Now I calculated the value of R14 using the choosen value for R10. The calculation leads to a value of 3.777kOhm for R14. I choosed a value of 3.3kOhm and added a 500Ohm trimmer potentiometer.
Because of the tolerance of the circuits it seems to be a good idea to insert a trimmer to adjust the output voltage.
After removing the original parts from the soldering side of the pcb I added the new parts on the components side because I did not use smd parts.

## Step 3: Results

The voltage meter shows exactly 7V (ok .. it's 7.02V). That's what I wanted :-)
Now I can use the power supply for my beetle bot project ... coming soon ...

## 35 Discussions

Sorry to say but I tried the same with my Philips 9V/1.56A adapter, but the output though was constant 5V, not able to charge my smartphone with 3000mAH battery, where as an old samsung adapter with 5V/0.7A was able to charge at 700mA, sometimes as as high 1019mA. I checked that using "ampere app" from. As per my understanding the displayed current would is -400mA used by the display. Hence the charge current might be as high as 1400mA. But 7805 was showing 800mA in the app, but the charge percent never increased even after waiting for 10-15minutes.

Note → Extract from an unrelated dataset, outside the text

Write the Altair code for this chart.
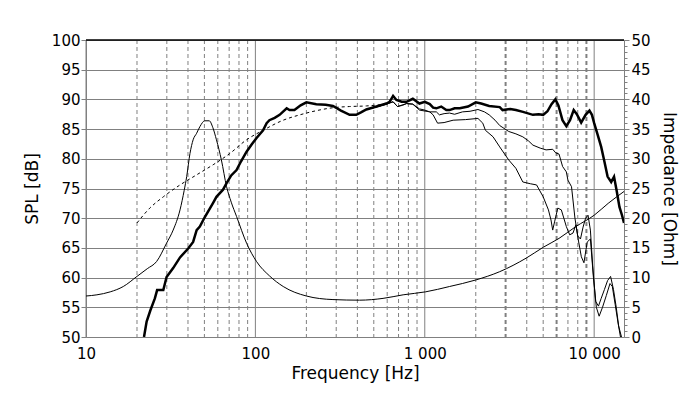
import altair as alt
import pandas as pd

# ---------------- data ----------------
# On-axis SPL (thick)
spl0_f = [22, 22.8, 24.0, 25.5, 26.3, 28.6, 29.9, 32.7, 35.9, 40.1, 42.9, 45, 47, 50.3, 56.3, 58.9,
          64.4, 67.6, 72, 77.4, 82, 88.7, 95, 101.6, 111, 116.5, 121, 130, 139, 153, 159, 170, 185,
          200, 229, 260, 287, 320, 360, 394, 420, 452, 519, 593, 620, 650, 680, 730, 780, 850, 930,
          1000, 1070, 1120, 1170, 1250, 1340, 1400, 1500, 1610, 1800, 2000, 2150, 2400, 2770, 2880,
          3200, 3450, 3800, 4350, 4700, 5000, 5300, 5600, 5900, 6150, 6500, 6850, 7200, 7570, 7900,
          8380, 8900, 9380, 9700, 10000, 10500, 11000, 11500, 12000, 12600, 13100, 13600, 14100,
          14600, 15000]
spl0_db = [50.0, 52.6, 54.5, 56.5, 57.9, 57.9, 60.1, 61.6, 63.4, 64.9, 66.0, 68.0, 68.6, 70.2, 72.6,
           73.6, 74.8, 75.9, 77.2, 78.1, 79.5, 81.2, 82.4, 83.5, 84.8, 86.0, 86.5, 86.9, 87.4, 88.5,
           88.2, 88.2, 89.0, 89.5, 89.2, 89.1, 88.9, 88.1, 87.4, 87.4, 87.8, 88.3, 88.8, 89.3, 89.6,
           90.6, 89.9, 89.6, 89.6, 90.1, 89.3, 89.6, 89.2, 88.6, 88.5, 88.8, 88.2, 88.2, 88.5, 88.5,
           88.8, 89.5, 89.3, 88.9, 88.7, 88.2, 88.4, 88.2, 87.9, 87.4, 87.5, 87.4, 88.0, 89.2, 90.0,
           89.0, 86.5, 85.5, 86.5, 88.2, 87.5, 86.1, 87.4, 88.1, 87.4, 86.0, 84.0, 82.0, 79.5, 77.0,
           76.1, 77.0, 74.5, 71.9, 70.5, 69.2]

# Off-axis SPL A (thin, upper)
spl30_f = [450, 500, 560, 593, 650, 690, 740, 780, 850, 930, 1000, 1070, 1170, 1220, 1300, 1400, 1500,
           1670, 1850, 2060, 2250, 2400, 2600, 2770, 3130, 3450, 3790, 4100, 4350, 4800, 5200, 5690,
           5930, 6200, 6510, 6850, 7000, 7350, 7700, 8000, 8300, 8600, 8900, 9200, 9500, 9800, 10200,
           10600, 11000, 11500, 12000, 12500, 13000, 13500, 14000, 14300]
spl30_db = [88.3, 88.6, 89.0, 89.2, 89.6, 88.8, 89.0, 89.3, 89.2, 88.4, 88.2, 87.9, 87.9, 87.4, 87.6,
            87.7, 87.5, 87.9, 88.0, 88.3, 87.9, 87.4, 86.5, 85.6, 84.6, 84.2, 83.7, 83.0, 82.3, 81.8,
            81.5, 81.6, 81.0, 80.8, 78.7, 77.8, 76.4, 75.3, 70.0, 67.0, 66.5, 68.5, 70.0, 70.5, 68.0,
            62.0, 56.0, 55.2, 56.5, 58.0, 59.5, 60.2, 58.0, 55.0, 51.5, 50.0]

# Off-axis SPL B (thin, lower)
spl60_f = [450, 500, 560, 593, 650, 690, 780, 850, 930, 1070, 1120, 1190, 1300, 1470, 1740, 2060, 2200,
           2280, 2530, 2770, 3130, 3450, 3790, 4200, 4570, 5000, 5370, 5560, 5690, 5850, 6100, 6400,
           6850, 7170, 7500, 7800, 8100, 8400, 8700, 9100, 9500, 9900, 10300, 10700, 11200, 11800,
           12400, 12800, 13300, 13900, 14500]
spl60_db = [88.3, 88.6, 89.0, 89.2, 89.6, 88.8, 89.3, 89.2, 88.2, 87.9, 87.4, 86.0, 86.1, 86.5, 86.6,
            86.8, 86.0, 84.8, 83.7, 82.0, 79.8, 78.4, 76.1, 75.8, 75.6, 73.6, 71.4, 69.7, 68.0, 69.5,
            71.7, 71.4, 68.6, 67.2, 67.5, 68.9, 66.0, 63.5, 62.5, 66.0, 66.5, 60.0, 55.0, 53.5, 55.0,
            57.0, 59.0, 58.5, 55.5, 52.0, 50.0]

# Simulated / modelled SPL (dashed)
sim_f = [20, 23.8, 28.6, 35.9, 45, 56.3, 70.7, 88.7, 111, 146, 183, 229, 287, 360, 452, 545]
sim_db = [69.2, 71.7, 73.6, 75.6, 77.3, 79.0, 80.9, 83.2, 84.8, 86.5, 87.4, 88.1, 88.6, 88.8, 88.9, 89.1]

# Impedance (right axis, Ohm)
imp_f = [10, 11.6, 13.9, 16.6, 20, 23, 26.1, 29.9, 32.7, 35.9, 38, 39.3, 41.1, 42.9, 45, 47, 50.3,
         53.4, 56, 58.9, 63, 67.6, 72, 77.4, 88.7, 101.6, 121, 146, 200, 287, 412, 567, 745, 1010,
         1400, 2000, 2770, 3980, 5000, 6200, 7800, 10000, 12100, 15000]
imp_ohm = [6.9, 7.1, 7.6, 8.5, 10.2, 11.5, 12.7, 15.8, 18.0, 21.4, 24.7, 27.0, 30.9, 33.2, 34.3,
           35.4, 36.4, 36.4, 35.3, 33.2, 29.8, 25.3, 22.7, 20.3, 15.8, 12.7, 10.3, 8.5, 6.9, 6.3, 6.2,
           6.5, 7.1, 7.6, 8.5, 9.6, 11.0, 13.3, 15.1, 16.6, 18.6, 20.5, 22.5, 24.5]

# Grid / ticks
x_major = [10, 100, 1000, 10000]
x_minor = [20, 30, 40, 50, 60, 70, 80, 90, 200, 300, 400, 500, 600, 700, 800, 900,
           2000, 4000, 5000, 7000, 8000]
x_minor_bold = [3000, 6000, 9000]
spl_ticks = list(range(50, 101, 5))
ohm_ticks = list(range(0, 51))

FONT = "DejaVu Sans"
GRID = "#808080"

x_enc = alt.X(
    "f:Q",
    scale=alt.Scale(type="log", domain=[10, 15000], nice=False),
    axis=alt.Axis(values=x_major, labelExpr="replace(format(datum.value, ','), ',', ' ')",
                  title="Frequency [Hz]", grid=False, ticks=False, labelPadding=9, titlePadding=4,
                  domainColor=GRID, labelFlush=False),
)
y_spl = alt.Y(
    "v:Q",
    scale=alt.Scale(domain=[50, 100], nice=False, zero=False),
    axis=alt.Axis(values=spl_ticks, title="SPL [dB]", grid=True, gridColor=GRID, gridWidth=1,
                  tickSize=5, tickColor=GRID, labelPadding=1, titlePadding=10, domainColor=GRID),
)


def line_df(f, v):
    return pd.DataFrame({"f": f, "v": v})


def grid_rules(freqs, dash, width):
    return alt.Chart(pd.DataFrame({"f": freqs})).mark_rule(
        color=GRID, strokeDash=dash, strokeWidth=width
    ).encode(x=x_enc)


grid_major = grid_rules(x_major, [1, 0], 1)
grid_minor = grid_rules(x_minor, [4, 3], 1)
grid_minor_b = grid_rules(x_minor_bold, [4, 3], 2)

top_border = alt.Chart(pd.DataFrame({"v": [100]})).mark_rule(color="black", strokeWidth=1.5).encode(
    y=y_spl
)

sim = alt.Chart(line_df(sim_f, sim_db)).mark_line(
    color="black", strokeWidth=1, strokeDash=[3, 3], clip=True, interpolate="monotone"
).encode(x=x_enc, y=y_spl)
off60 = alt.Chart(line_df(spl60_f, spl60_db)).mark_line(color="black", strokeWidth=1, clip=True).encode(
    x=x_enc, y=y_spl
)
off30 = alt.Chart(line_df(spl30_f, spl30_db)).mark_line(color="black", strokeWidth=1, clip=True).encode(
    x=x_enc, y=y_spl
)
onax = alt.Chart(line_df(spl0_f, spl0_db)).mark_line(color="black", strokeWidth=2.5, clip=True).encode(
    x=x_enc, y=y_spl
)

spl_group = alt.layer(grid_minor, grid_minor_b, grid_major, top_border, sim, off60, off30, onax)

imp = alt.Chart(pd.DataFrame({"f": imp_f, "ohm": imp_ohm})).mark_line(
    color="black", strokeWidth=1, clip=True, interpolate="monotone"
).encode(
    x=x_enc,
    y=alt.Y(
        "ohm:Q",
        scale=alt.Scale(domain=[0, 50], nice=False, zero=False),
        axis=alt.Axis(
            orient="right", values=ohm_ticks, title="Impedance [Ohm]", grid=False,
            labelExpr="datum.value % 5 === 0 ? datum.label : ''", labelOverlap=False,
            tickSize={"condition": {"test": "datum.value % 5 === 0", "value": 5}, "value": 3},
            tickColor=GRID, labelPadding=2, titlePadding=9, domainColor=GRID,
        ),
    ),
)

chart = (
    alt.layer(spl_group, imp)
    .resolve_scale(y="independent")
    .properties(
        width=538,
        height=297,
        padding={"left": 78, "top": 32, "right": 68, "bottom": 54},
        autosize=alt.AutoSizeParams(type="none"),
        background="white",
    )
    .configure_view(stroke=None)
    .configure_axis(
        labelFont=FONT, labelFontSize=15, labelColor="black",
        titleFont=FONT, titleFontSize=17, titleFontWeight="normal", titleColor="black",
    )
)

chart.save("out.html", embed_options={"renderer": "svg", "actions": False})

Don't do that. The LM7805 is a linear regulator, and given the common laptop power supply provides about 19 V, the efficiency would be 5V/19V * 100 which is about 26.3%. That means 73.7% of the power is lost into heat, so unless you have a liquid nitrogen cooling setup, I wouldn't do that. If the case is regulating the output you can use a switching step-down DC-DC converter for about \$3 on eBay.

The regulated modules usually have a potentiometer which you can use to adjust the output voltage. The output amperage limit is set by the input power and the efficiency. For example; for the case you put above, and assuming an efficiency of 80%: 19V * 2A * 0.8 = 5V * xA thus theoretically the maximum output current would be 6.08A. You should take a look into the specs of the module, as switching regulators also have current limits.

The simplest way to do this and get full power aka watts/amps out of it, is to use a PMW ( Pulse Width Modulator ) controller, these are very inexpensive and some can control from 0 to 100 volts so if you put in 19v the maximum that can come out in its regulation is a bit short of 19v if you need a pointer, just contact me

Is there a way to reduce the voltage, I have Philips adapter with 9.02V/1.56A.

I want to use it as high power mobile charger. The circuit does have the secondary side of the transformer a TL431 to regulate voltage through opto-coupler. Same as R10 and R14, here in this circuit some other numbering, the value of R10 is 11K and R14 is 4K, providing a voltage of 9V. Now to bring down the voltage to 5.0V I tried to change R10 and R14 as per the formula, but the voltage never drops below 6.7V. Any idea why is it so.

Hi. I got here following TL431. Your article was quite interesting. I'm looking for technical ideas to cheat our dishwasher's temperature sensing. It's highest available temperature is 50°C (and in reality it's even lower, around 46°C), which happened to be not enough, grease accumulates in the corners, bad washing performance. I believe that the temperature is controlled by a TL431. The question is, how could I raise the temp from 50 to 65°C? One technical detail, it might help (this is written on the panel): WQP8-9239H S-S(9239H). Every help appreciated. Thanks in advance.

In my case my PS output was 5.25v and I wanted to reduce it to no more than 5.05v. You mentioned the sum of R1 plus R2 being 10Kohm and I'm a bit worried about it because R1 was 5,1K and R2 was 4,7K originally and I simply put a 56K resistor in paralell with R1 to achieve 4,67K and get the 5.05v. The problem is that 4,67k + 4,7k ~ 9,3k and the lower resistor is R1 instead of R2. Does it make any difference? The datasheet sheds no light upon it.